You might consider Thomas Jefferson’s words: 'Some men look at constitutions with sanctimonious reverence and deem them like the Ark of the Covenant, too sacred to be touched. They ascribe to the men of the preceding age wisdom more than human and suppose what they did to be beyond amendment.' --Thomas Jefferson to Samuel Kercheval, 1816. 'Let us go on perfecting the Constitution by adding, by way of amendment, those forms which time and trial show are still wanting.' --Thomas Jefferson to Wilson Nicholas, 1803.]
A growing number of state legislatures are approving a common wording [See note 1] requiring congress to "call a Convention for proposing amendments." The 2013 Convention of States [COS] wording limits the convention delegates to proposing constitutional amendments that further limit the power of the federal government.

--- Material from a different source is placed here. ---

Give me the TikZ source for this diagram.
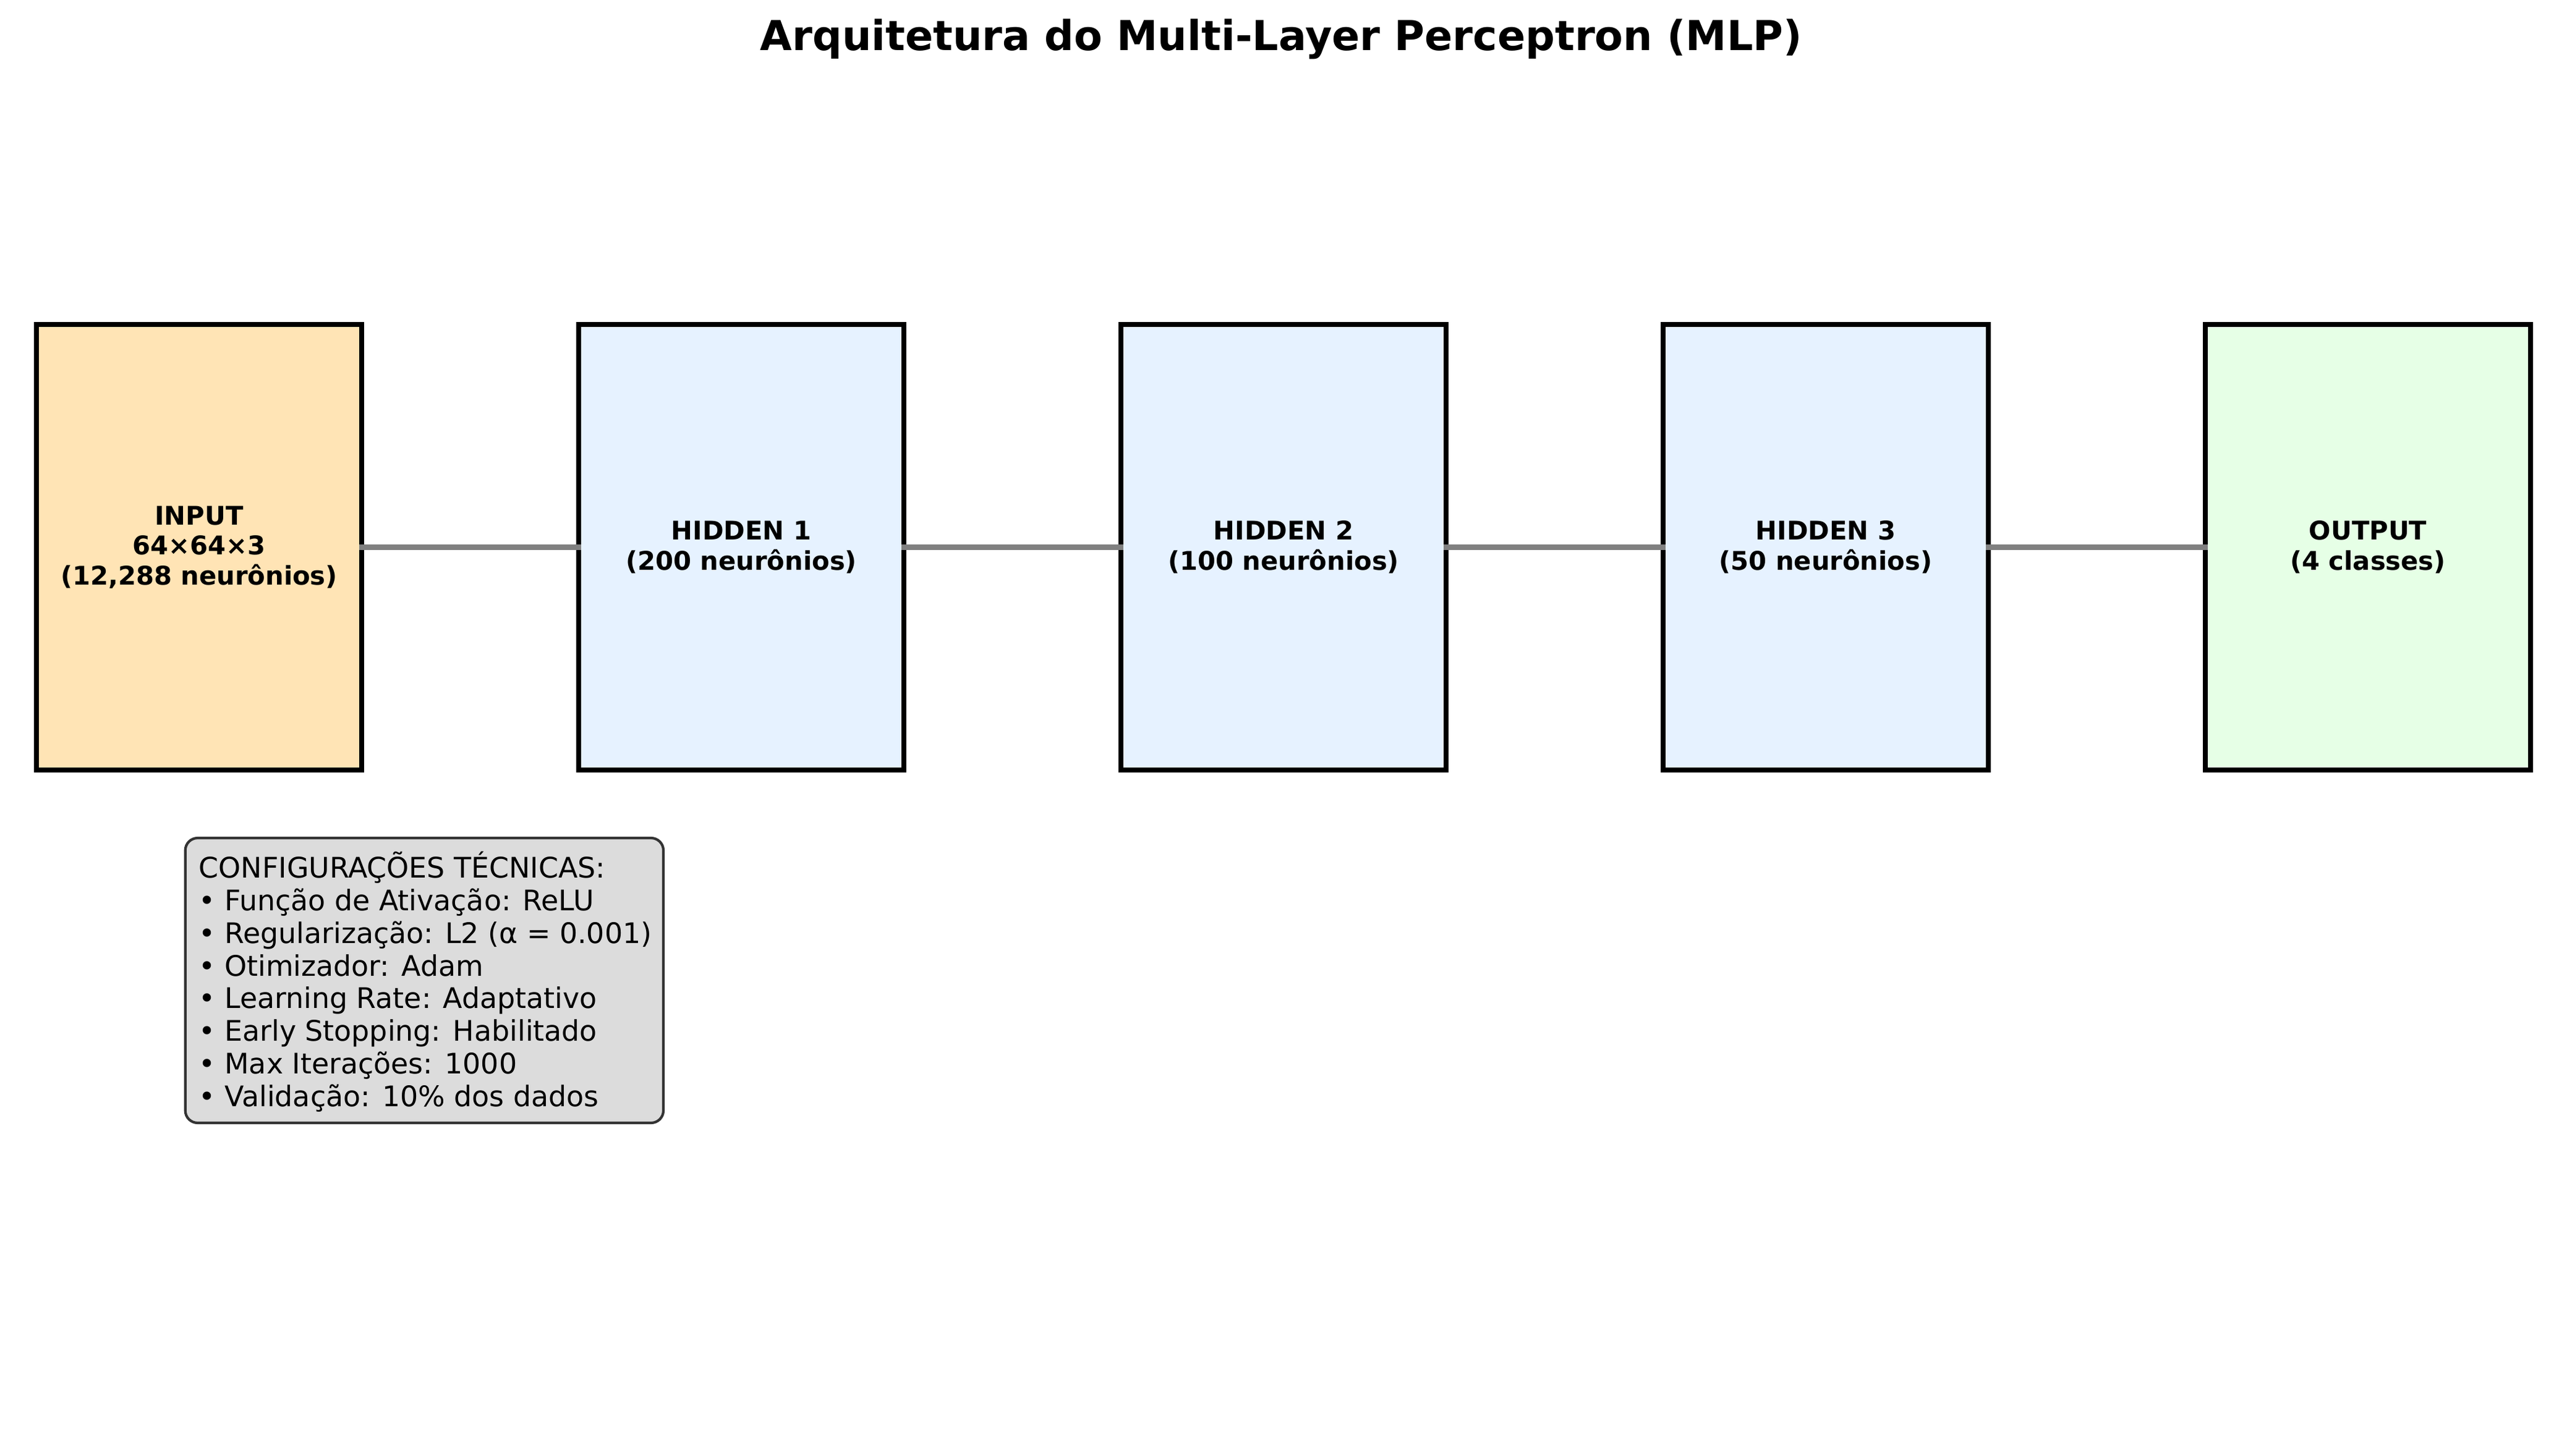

The power for state legislatures to require congress to call such a convention is provided in Article V. of the constitution.

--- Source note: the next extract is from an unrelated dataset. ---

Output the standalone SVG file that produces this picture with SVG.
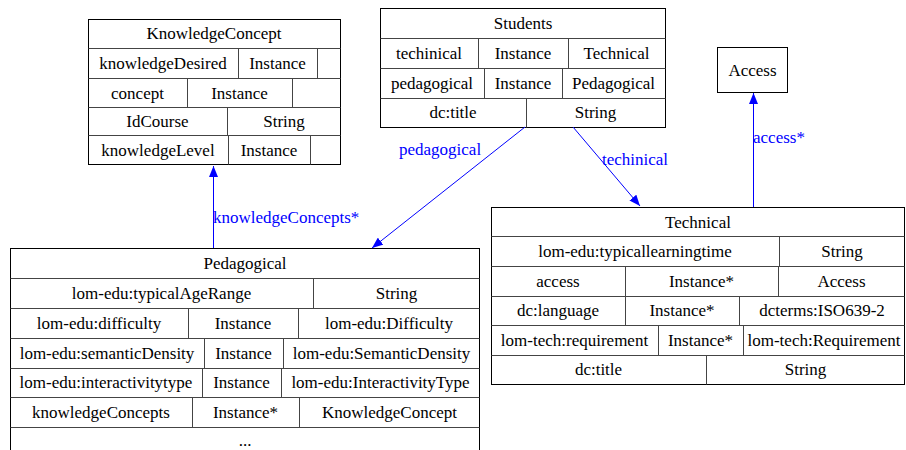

Article V. further provides that only one delegate per state is allowed in such a convention and that the amendments that such a convention proposes shall become part of the constitution “when ratified by the legislatures of three-fourths of the several states or by conventions in three fourths thereof, as the one or the other mode may be proposed by congress.”

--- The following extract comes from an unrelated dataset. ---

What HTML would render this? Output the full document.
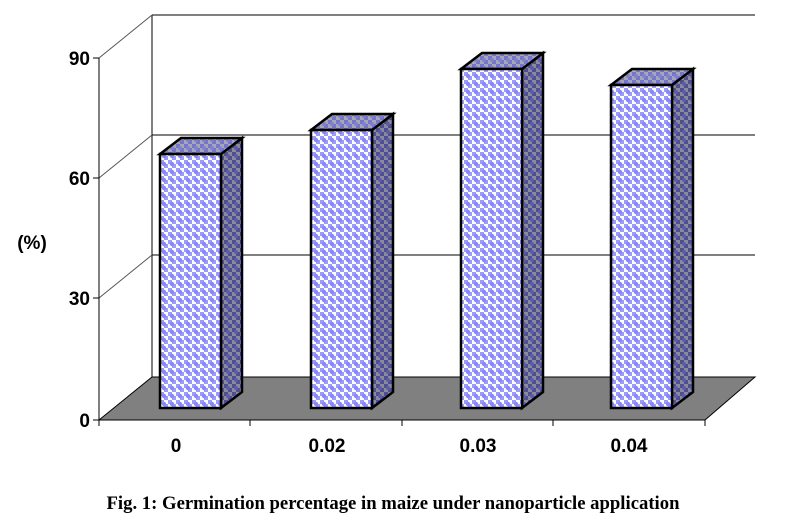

The selection by congress providing for the states to ratify by state conventions or by the legislatures directly is the only power the constitution allows the federal government in the amendment process.
As in all other cases, Amendment X. of the constitution provides that “The powers not delegated to the United States by the constitution, nor prohibited to the State, are reserved to the state respectively, or to the people.”
Therefore, the states and the people, not the federal government, have the sole power to select and retain the delegates to a convention of states.
If the delegate of a state proposes an amendment other than those it is chartered to do [in the present case, an amendment other than to further limit the power of the federal government] that state legislature has the power to call such a delegate back, replace him or her with another delegate or even bring the delegate up on legal charges.
If congress has selected the mode of state ratification to be by the legislature directly, none of these further legislature powers are needed.
If congress has selected the mode of state ratification to be by individual state conventions, the elected state legislatures still hold the power that each individual state law provides. Should that power be inadequate for a legislature’s control or a state legislature fails to act in enforcing the amendment constraints, three fourth of the states still must approve any such amendment. In such an extremely unlikely event, any such amendment could still be struck down in court.
It is evident that the possibility of amendments being added to the constitution by the convention of states approach other than those abiding by the originally proposed constraints are extremely, if not overwhelmingly, unlikely.
On the other hand, it is assuredly overwhelmingly unlikely that the already out-of-control federal government will impose additional limitations on its own powers.
Given all this, the convention of states approach is the only constitutional way to assuredly rein in the federal government. The alternative is to slavishly accept tyranny.
There should not be any hesitation but for all citizens to put their “pedal to the metal” in persuading their elected state legislators to require congress to, in the constitution’s words, “call a convention for proposing amendments.”
Note 1. The operative common wording for the 2013 COS application is: “The legislature of the State of ______ hereby applies to Congress, under the provisions of Article V of the Constitution of the United States, for the calling of a convention of the states limited to proposing amendments to the Constitution of the United States that impose fiscal restraints on the federal government, limit the power and jurisdiction of the federal government, and limit the terms of office for its officials and for members of Congress.”